• TASK: Skip every picture and transcribe the remaining material exactly.

----- STORED DATA -----

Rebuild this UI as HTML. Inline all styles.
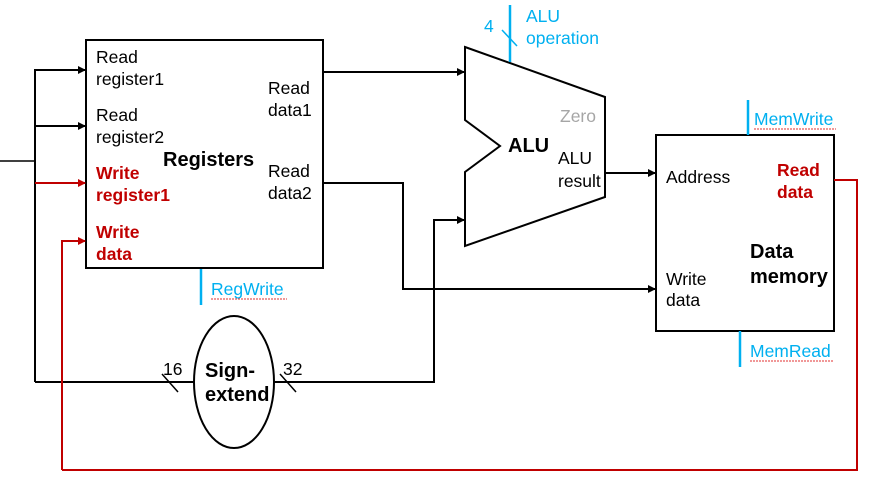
<!DOCTYPE html>
<html><head><style>body{margin:0;background:#fff}svg{display:block}text{font-family:"Liberation Sans",sans-serif;font-size:17.5px}.b{font-weight:bold;font-size:20px}</style></head><body>
<svg width="875" height="484" viewBox="0 0 875 484">
<defs><marker id="a" markerWidth="8" markerHeight="8" refX="7" refY="4" orient="auto" markerUnits="userSpaceOnUse"><path d="M0,0 L8,4 L0,8z" fill="#000"/></marker>
<marker id="r" markerWidth="8" markerHeight="8" refX="7" refY="4" orient="auto" markerUnits="userSpaceOnUse"><path d="M0,0 L8,4 L0,8z" fill="#c00000"/></marker></defs>
<g fill="none" stroke="#000" stroke-width="2">
<rect x="86" y="40" width="237" height="228"/>
<rect x="656" y="135" width="178" height="196"/>
<path d="M465,47 L605,97 L605,197 L465,246 L465,172 L500,146 L465,120 Z"/>
<ellipse cx="234" cy="382" rx="40" ry="66"/>
<path d="M0,161 L35,161" stroke-width="1.5"/>
<path d="M35,382 L35,70 L85,70" marker-end="url(#a)"/>
<path d="M35,126 L85,126" marker-end="url(#a)"/>
<path d="M35,382 L194,382"/>
<path d="M274,382 L434,382 L434,220 L464,220" marker-end="url(#a)"/>
<path d="M323,72 L464,72" marker-end="url(#a)"/>
<path d="M323,183 L403,183 L403,289 L655,289" marker-end="url(#a)"/>
<path d="M605,173 L655,173" marker-end="url(#a)"/>
<path d="M162,374 L178,392 M280,374 L296,392" stroke-width="1.5"/>
</g>
<g fill="none" stroke="#c00000" stroke-width="2">
<path d="M35,183 L85,183" marker-end="url(#r)"/>
<path d="M62,470 L62,241 L85,241" marker-end="url(#r)"/>
<path d="M834,180 L857,180 L857,470 L62,470"/>
</g>
<g stroke="#00b0f0" stroke-width="2.5" fill="none">
<path d="M510,5 L510,62"/><path d="M502,30 L517,46" stroke-width="1.5"/>
<path d="M201,269 L201,305"/>
<path d="M748,100 L748,135"/>
<path d="M740,331 L740,367"/>
</g>
<g fill="#000">
<text x="96" y="63">Read</text><text x="96" y="85">register1</text>
<text x="96" y="121">Read</text><text x="96" y="143">register2</text>
<text x="268" y="94">Read</text><text x="268" y="116">data1</text>
<text x="268" y="177">Read</text><text x="268" y="199">data2</text>
<text x="163" y="166" class="b">Registers</text>
<text x="508" y="152" class="b">ALU</text>
<text x="558" y="164">ALU</text><text x="558" y="187">result</text>
<text x="666" y="183">Address</text>
<text x="666" y="285">Write</text><text x="666" y="306">data</text>
<text x="750" y="258" class="b">Data</text>
<text x="750" y="283" class="b">memory</text>
<text x="205" y="377" class="b">Sign-</text>
<text x="205" y="401" class="b">extend</text>
<text x="163" y="375">16</text><text x="283" y="375">32</text>
</g>
<text x="560" y="122" fill="#a6a6a6">Zero</text>
<g fill="#c00000">
<text x="96" y="179" style="font-weight:bold">Write</text><text x="96" y="201" style="font-weight:bold">register1</text>
<text x="96" y="238" style="font-weight:bold">Write</text><text x="96" y="260" style="font-weight:bold">data</text>
<text x="777" y="176" style="font-weight:bold">Read</text><text x="777" y="198" style="font-weight:bold">data</text>
</g>
<g fill="#00b0f0">
<text x="484" y="32">4</text>
<text x="526" y="22">ALU</text><text x="526" y="44">operation</text>
<text x="211" y="295">RegWrite</text>
<text x="754" y="125">MemWrite</text>
<text x="750" y="357">MemRead</text>
</g>
<g stroke="#e03030" stroke-width="1" fill="none" stroke-dasharray="2,1">
<path d="M211,299 L287,299 M754,129 L836,129 M750,361 L833,361"/>
</g>
</svg>
</body></html>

-----

• ANSWER TO THIS EXERCISE:
Rebuild this UI as HTML. Inline all styles.
<!DOCTYPE html>
<html><head><style>body{margin:0;background:#fff}svg{display:block}text{font-family:"Liberation Sans",sans-serif;font-size:17.5px}.b{font-weight:bold;font-size:20px}</style></head><body>
<svg width="875" height="484" viewBox="0 0 875 484">
<defs><marker id="a" markerWidth="8" markerHeight="8" refX="7" refY="4" orient="auto" markerUnits="userSpaceOnUse"><path d="M0,0 L8,4 L0,8z" fill="#000"/></marker>
<marker id="r" markerWidth="8" markerHeight="8" refX="7" refY="4" orient="auto" markerUnits="userSpaceOnUse"><path d="M0,0 L8,4 L0,8z" fill="#c00000"/></marker></defs>
<g fill="none" stroke="#000" stroke-width="2">
<rect x="86" y="40" width="237" height="228"/>
<rect x="656" y="135" width="178" height="196"/>
<path d="M465,47 L605,97 L605,197 L465,246 L465,172 L500,146 L465,120 Z"/>
<ellipse cx="234" cy="382" rx="40" ry="66"/>
<path d="M0,161 L35,161" stroke-width="1.5"/>
<path d="M35,382 L35,70 L85,70" marker-end="url(#a)"/>
<path d="M35,126 L85,126" marker-end="url(#a)"/>
<path d="M35,382 L194,382"/>
<path d="M274,382 L434,382 L434,220 L464,220" marker-end="url(#a)"/>
<path d="M323,72 L464,72" marker-end="url(#a)"/>
<path d="M323,183 L403,183 L403,289 L655,289" marker-end="url(#a)"/>
<path d="M605,173 L655,173" marker-end="url(#a)"/>
<path d="M162,374 L178,392 M280,374 L296,392" stroke-width="1.5"/>
</g>
<g fill="none" stroke="#c00000" stroke-width="2">
<path d="M35,183 L85,183" marker-end="url(#r)"/>
<path d="M62,470 L62,241 L85,241" marker-end="url(#r)"/>
<path d="M834,180 L857,180 L857,470 L62,470"/>
</g>
<g stroke="#00b0f0" stroke-width="2.5" fill="none">
<path d="M510,5 L510,62"/><path d="M502,30 L517,46" stroke-width="1.5"/>
<path d="M201,269 L201,305"/>
<path d="M748,100 L748,135"/>
<path d="M740,331 L740,367"/>
</g>
<g fill="#000">
<text x="96" y="63">Read</text><text x="96" y="85">register1</text>
<text x="96" y="121">Read</text><text x="96" y="143">register2</text>
<text x="268" y="94">Read</text><text x="268" y="116">data1</text>
<text x="268" y="177">Read</text><text x="268" y="199">data2</text>
<text x="163" y="166" class="b">Registers</text>
<text x="508" y="152" class="b">ALU</text>
<text x="558" y="164">ALU</text><text x="558" y="187">result</text>
<text x="666" y="183">Address</text>
<text x="666" y="285">Write</text><text x="666" y="306">data</text>
<text x="750" y="258" class="b">Data</text>
<text x="750" y="283" class="b">memory</text>
<text x="205" y="377" class="b">Sign-</text>
<text x="205" y="401" class="b">extend</text>
<text x="163" y="375">16</text><text x="283" y="375">32</text>
</g>
<text x="560" y="122" fill="#a6a6a6">Zero</text>
<g fill="#c00000">
<text x="96" y="179" style="font-weight:bold">Write</text><text x="96" y="201" style="font-weight:bold">register1</text>
<text x="96" y="238" style="font-weight:bold">Write</text><text x="96" y="260" style="font-weight:bold">data</text>
<text x="777" y="176" style="font-weight:bold">Read</text><text x="777" y="198" style="font-weight:bold">data</text>
</g>
<g fill="#00b0f0">
<text x="484" y="32">4</text>
<text x="526" y="22">ALU</text><text x="526" y="44">operation</text>
<text x="211" y="295">RegWrite</text>
<text x="754" y="125">MemWrite</text>
<text x="750" y="357">MemRead</text>
</g>
<g stroke="#e03030" stroke-width="1" fill="none" stroke-dasharray="2,1">
<path d="M211,299 L287,299 M754,129 L836,129 M750,361 L833,361"/>
</g>
</svg>
</body></html>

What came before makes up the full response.